__Data provided__
---

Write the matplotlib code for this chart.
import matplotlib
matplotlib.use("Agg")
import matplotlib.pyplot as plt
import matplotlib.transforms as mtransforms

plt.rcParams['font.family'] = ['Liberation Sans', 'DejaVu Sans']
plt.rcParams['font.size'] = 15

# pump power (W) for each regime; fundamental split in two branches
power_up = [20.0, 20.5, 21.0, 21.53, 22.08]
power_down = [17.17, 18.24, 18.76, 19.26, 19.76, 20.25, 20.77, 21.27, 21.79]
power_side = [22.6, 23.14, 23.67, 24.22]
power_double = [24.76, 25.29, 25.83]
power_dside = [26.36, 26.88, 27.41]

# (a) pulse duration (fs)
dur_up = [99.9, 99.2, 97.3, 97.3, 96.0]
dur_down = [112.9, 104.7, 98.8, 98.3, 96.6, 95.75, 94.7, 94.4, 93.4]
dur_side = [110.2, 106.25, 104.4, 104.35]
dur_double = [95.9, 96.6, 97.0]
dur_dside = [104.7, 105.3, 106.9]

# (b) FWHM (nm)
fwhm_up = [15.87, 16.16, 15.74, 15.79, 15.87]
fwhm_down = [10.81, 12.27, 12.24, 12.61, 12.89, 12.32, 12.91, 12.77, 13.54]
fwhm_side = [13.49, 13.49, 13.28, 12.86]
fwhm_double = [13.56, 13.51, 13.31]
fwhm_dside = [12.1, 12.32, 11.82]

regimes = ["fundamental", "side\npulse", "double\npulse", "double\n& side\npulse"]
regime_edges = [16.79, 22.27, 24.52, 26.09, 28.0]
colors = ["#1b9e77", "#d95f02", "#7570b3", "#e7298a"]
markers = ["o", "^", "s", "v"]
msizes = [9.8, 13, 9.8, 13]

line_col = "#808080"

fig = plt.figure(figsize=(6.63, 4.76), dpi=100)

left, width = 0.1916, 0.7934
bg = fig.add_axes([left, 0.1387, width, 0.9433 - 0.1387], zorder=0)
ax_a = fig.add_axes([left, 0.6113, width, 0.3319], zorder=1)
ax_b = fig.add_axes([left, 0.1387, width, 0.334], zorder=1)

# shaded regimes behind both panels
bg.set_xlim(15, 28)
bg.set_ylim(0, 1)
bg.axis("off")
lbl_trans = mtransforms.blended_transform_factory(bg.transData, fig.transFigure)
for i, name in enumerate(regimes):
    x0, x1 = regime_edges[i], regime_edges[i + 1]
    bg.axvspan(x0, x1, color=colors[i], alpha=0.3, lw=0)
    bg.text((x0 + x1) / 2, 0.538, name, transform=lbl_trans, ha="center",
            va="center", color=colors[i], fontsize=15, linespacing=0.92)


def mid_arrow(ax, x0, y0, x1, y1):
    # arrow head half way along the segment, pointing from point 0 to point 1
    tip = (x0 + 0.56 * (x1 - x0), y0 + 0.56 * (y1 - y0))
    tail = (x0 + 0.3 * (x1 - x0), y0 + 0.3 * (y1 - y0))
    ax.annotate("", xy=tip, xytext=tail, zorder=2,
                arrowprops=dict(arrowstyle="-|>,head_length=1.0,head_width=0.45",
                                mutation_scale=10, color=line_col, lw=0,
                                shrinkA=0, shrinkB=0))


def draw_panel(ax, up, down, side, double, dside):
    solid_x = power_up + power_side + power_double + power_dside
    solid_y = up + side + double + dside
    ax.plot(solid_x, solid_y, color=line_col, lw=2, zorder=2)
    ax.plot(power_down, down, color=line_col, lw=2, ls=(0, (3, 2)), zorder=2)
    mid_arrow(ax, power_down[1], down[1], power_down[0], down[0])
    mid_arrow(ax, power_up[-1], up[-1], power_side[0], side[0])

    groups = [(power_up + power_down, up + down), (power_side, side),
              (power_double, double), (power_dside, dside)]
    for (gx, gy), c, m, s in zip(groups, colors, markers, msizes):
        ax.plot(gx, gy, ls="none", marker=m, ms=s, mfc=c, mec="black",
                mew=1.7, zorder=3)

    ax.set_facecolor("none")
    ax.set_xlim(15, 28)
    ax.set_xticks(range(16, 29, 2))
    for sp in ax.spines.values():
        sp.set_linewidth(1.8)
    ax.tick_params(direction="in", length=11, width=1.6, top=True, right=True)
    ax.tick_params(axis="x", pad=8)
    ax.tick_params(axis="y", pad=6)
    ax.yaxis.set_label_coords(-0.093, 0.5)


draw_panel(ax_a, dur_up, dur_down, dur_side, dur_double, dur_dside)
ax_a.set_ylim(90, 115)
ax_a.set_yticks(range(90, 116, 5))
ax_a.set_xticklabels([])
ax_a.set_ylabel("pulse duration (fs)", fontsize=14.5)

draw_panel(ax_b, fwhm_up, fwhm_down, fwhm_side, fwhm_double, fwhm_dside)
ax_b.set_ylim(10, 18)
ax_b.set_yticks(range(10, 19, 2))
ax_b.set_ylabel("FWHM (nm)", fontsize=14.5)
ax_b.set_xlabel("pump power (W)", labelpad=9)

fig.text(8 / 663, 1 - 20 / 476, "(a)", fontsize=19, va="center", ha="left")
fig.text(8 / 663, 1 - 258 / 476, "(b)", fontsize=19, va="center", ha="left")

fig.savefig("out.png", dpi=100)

---

__To do__
Which lines contain the word "matplotlib"? Return each of them.

__Result below__
Write the matplotlib code for this chart.
import matplotlib
matplotlib.use("Agg")
import matplotlib.pyplot as plt
import matplotlib.transforms as mtransforms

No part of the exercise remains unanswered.